On Wednesday, December 6, two of the Bay Area’s hottest pop-ups will join forces for a holiday-themed event. Hadeem and Four Kings, both of which launched this year and have since become wildly popular with diners in the know, will throw a one-night-only event they’re calling “Four Kings and Hadeem present: Christmas at Buddy.” Mission District bar Buddy will host the six-course dinner event centered on Jewish and Cantonese dishes. Hadeem chef Spencer Horovitz has wanted to explore and play with pairing the two cuisines, and now with Four Kings chefs Franky Ho and Mike Long, the idea is finally becoming a reality. “When the opportunity presented itself to collaborate, it was a no-brainer,” Long says. “The fact that Chinese food is so intertwined with Spencer’s family’s holiday tradition is a nice cherry on top.”
To prepare for the dinner, the two groups — including Ho and Long’s respective partners, Millie Boonkokua and Lucy Li — discussed memories of how they celebrated holidays growing up, landing on a decadent, seafood-laden menu, served family style. “It’s a little outside of the context of what we normally do for the pop-ups,” Horovitz says. “This is one that celebrates the overlap of shared family experiences and looking at ways of celebrating with people, regardless of where they come from, or what their backgrounds are.”
Together, the chefs are bringing their collective restaurant experience to the forefront. Horovitz previously worked at Itria and led the kitchen at Oakland’s Slug before starting Hadeem, while Ho and Long most recently worked at Mister Jiu’s. Ho also previously worked at Champa Garden and restaurants in China, and Long has done stints at both Bestia and Son of a Gun in Los Angeles. As such, don’t expect the typical, straightforward dishes for the holidays, but instead playful twists on familiar dishes from both cuisines. Early ideas for the menu include a scallion pancake knish with creme fraiche, smoked apple, and trout roe; shrimp toast-arayes; crab congee; and red-braised wagyu pastrami with marble rye bao, among other dishes and bites, the teams share.

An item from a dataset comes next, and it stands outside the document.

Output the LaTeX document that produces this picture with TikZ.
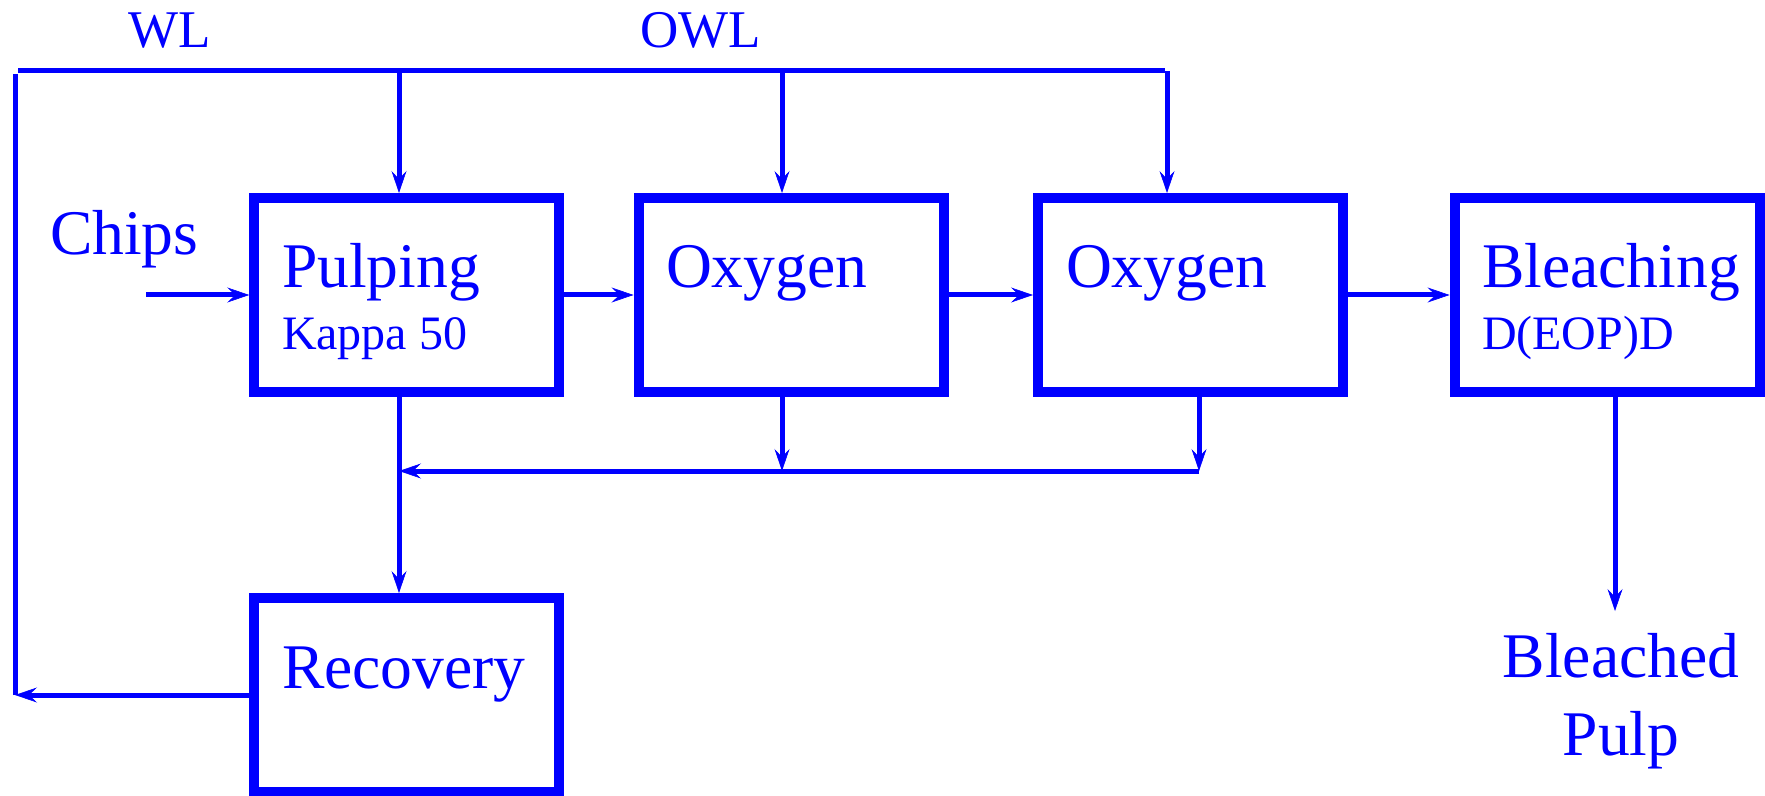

The idea for the dinner was rooted in Horovitz’s time growing up in Los Angeles and eating at Chinese restaurants on Christmas. But the menu also folds in Ho, Long, Boonkokua, and Li’s childhood memories of holiday meals. “Christmas and the holiday season has never really been an innately ‘Chinese’ thing,” Long says. “But what is Chinese, and quite frankly universal to all cultures, is feasting. It’s one of the few occasions that our parents would not hold back on spending on the most luxurious food — lots of seafood and lots of excess. Hence our choice to ball out on caviar, crab, and whole fish for our menu.”
Pastry chef Michelle Fried also joins the pop-up dinner as a collaborator, after working with Horovitz at Hadeem pop-ups for the last few weeks. She brings experience most recently from Sons & Daughters, but also Eleven Madison Park and Saison. Horovitz is excited to have Fried “up our pastry game” while bringing her Jewish identity and perspective to the table, he says. With Fried helping with the dinner, Horovitz says they hope to do a babka bake sale the day of the dinner, featuring a char siu babka made for a Hadeem pop-up at Habibi Bar over the summer and a sweet babka option.
The dinner pairs two San Francisco pop-ups steeped in personal nostalgia and food memories as Four Kings slows down pop-up appearances in the ramp-up to the opening of a new restaurant in Chinatown. Horovitz says he feels lucky to be working with Four Kings at this stage of their story. “While it may be different cuisines, we are on a similar wavelength of the ethos behind the projects that we’re working on,” he says. “Doing this food that is inspired by our own personal experiences — that’s one of the deeper values that both of our pop-ups share. It exists in a more passionate place.”